We talked for a while, and then my time was up so I had to go back and wait my turn for outprocessing. This took almost 6 more hours. And the guards were DICKS the entire time. No sense of humor whatsoever, and I could smell the history of being bullied all over their smug little faces.
When I was finally allowed to sign my name on the paper promising to show up in court, it was morning. I put my shoes back on and left the jail a little wiser, and really hoping someone had the good sense to put a tupperware of pot roast in the fridge for me.
The point is this: Shanks.
I had some in the freezer, and wanted to make stock, but some of these were so meaty and beautiful that I threw them in the crockpot and made some fantastic pasta sauce with them. You should give it a shot.
- 4 large shank bones with meat attached (see pic)
- 2 medium onions, sliced
- 2 cloves garlic
- 2 C malbec (or other rich red wine)
- 2 bay leaves
- ½ t dried thyme
- Salt and pepper to taste
- 1 bag frozen peas
- 1 pint mushrooms, cleaned and sliced
- Egg noodles, cooked per instructions to al dente
- Season the shanks on both sides aggressively with salt and pepper
- In a large, heavy bottom (NOT NONSTICK)skillet, sear each side until brown and crusty, and place in the crockpot
- Deglaze the pan with the red wine, scraping up the brown bits
- Pour the wine/drippings/crusty bits into the crock pot as well
- Add half the onions, the bay leaves, the thyme, and another cup of water to the crockpot
- Cook on low heat for 8-10 hours, until fork tender
- Let the meat cool in the liquid for about an hour, then remove
- Shred the meat into little bits, removing any gristle or fat
- Take out the bay leaves and discard
- Poke the marrow out of the bones into the cooking liquid, and place cooking liquid in a blender
- Carefully blend until liquified and strain through a fine mesh strainer
- Discard the solid goop, and keep the cooking liquid (should be about 3-4 cups at most)
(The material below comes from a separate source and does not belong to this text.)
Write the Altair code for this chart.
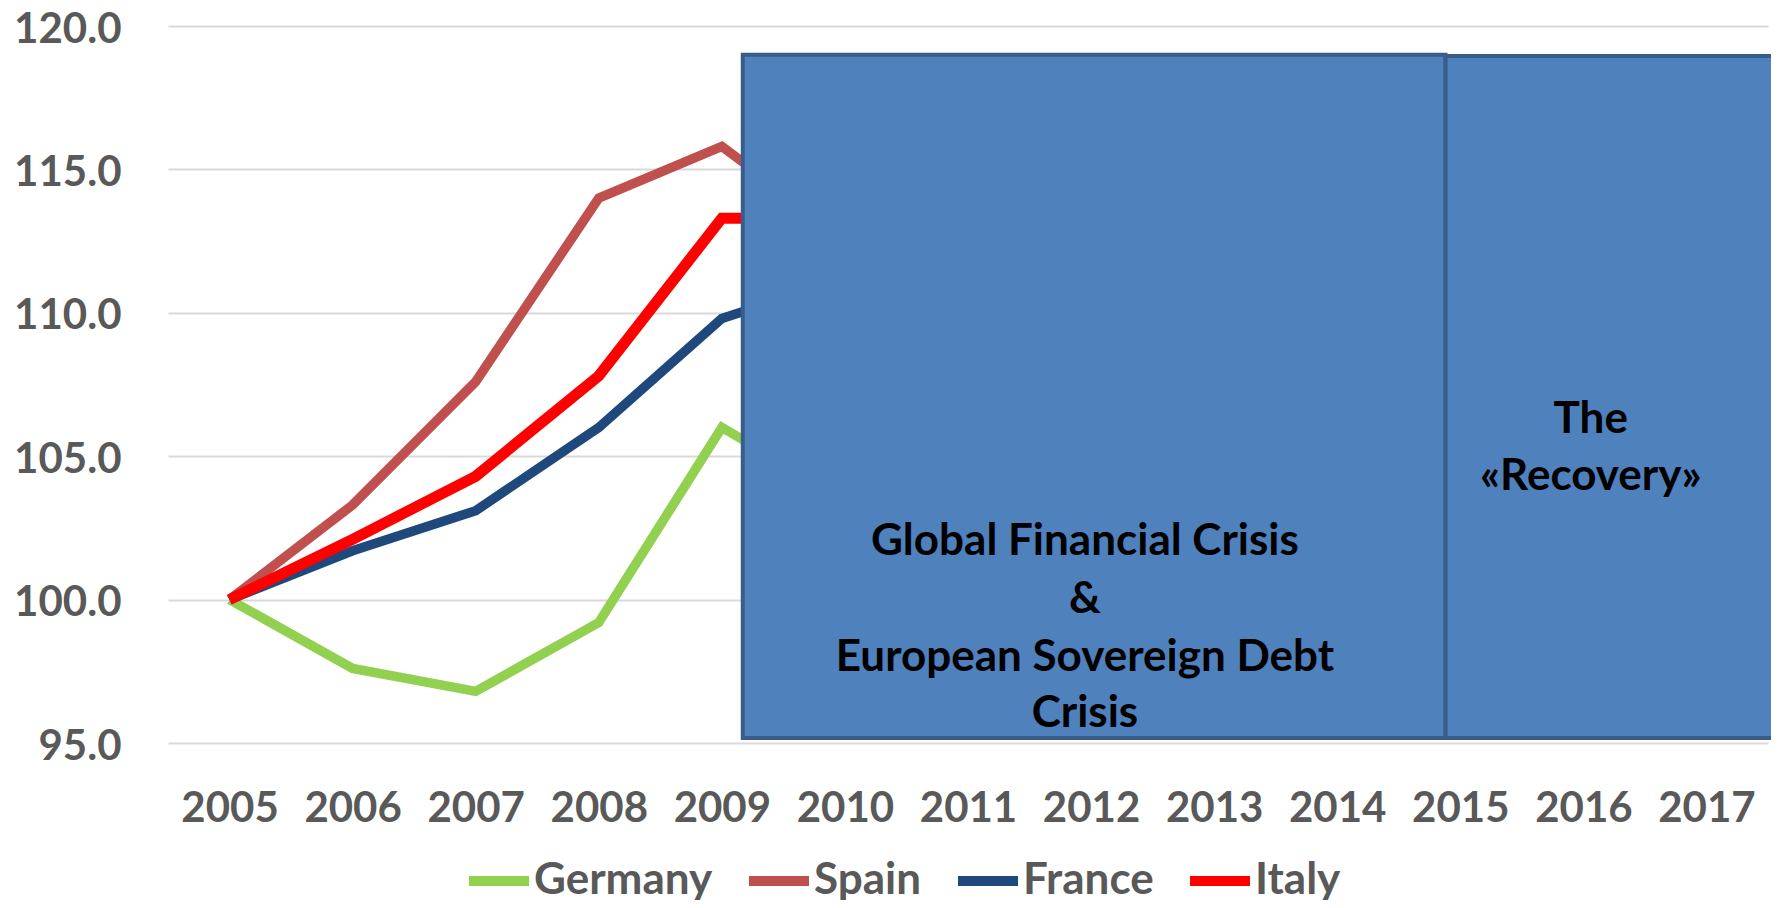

- Preheat a large (NOT NONSTICK) skillet, and dump in mushrooms to get brown and golden*
- When the mushrooms are starting to get brown, add the onions and continue to saute until the onions get soft and brown in spots, and the mushrooms are cooked through.
- The pan will still be very hot, so dump in the cooking liquid and watch it bubble down and reduce to a slightly viscous liquid. It will have an amazing mouthfeel, so go ahead and give it a taste! It’s like velvet.
- Reduce heat to low, to keep the sauce warm, and toss in the meat bits.
- Meanwhile, cook your egg noodles and peas**
- When the noodles are al dente, toss them and the peas in with the sauce/meat/veggies until everything is coated.
- Taste again for salt and pepper and adjust
- Serve with fresh grated parmesan for some extra oomph, or just eat as is
This is so obviously cooler weather food, but sometimes I just can’t help myself toward the end of summer. Any dip in temperature means I start playing with autumn/winter food. Feel free to wait until you’ve got frost in the mornings.
The best part about crock pots is that you can start them and then leave them to cook. I’d recommend dishes like this for days where you might have to go to jail for a bunch of hours and want something hearty and comforting to remind you that the man can’t keep you down for long.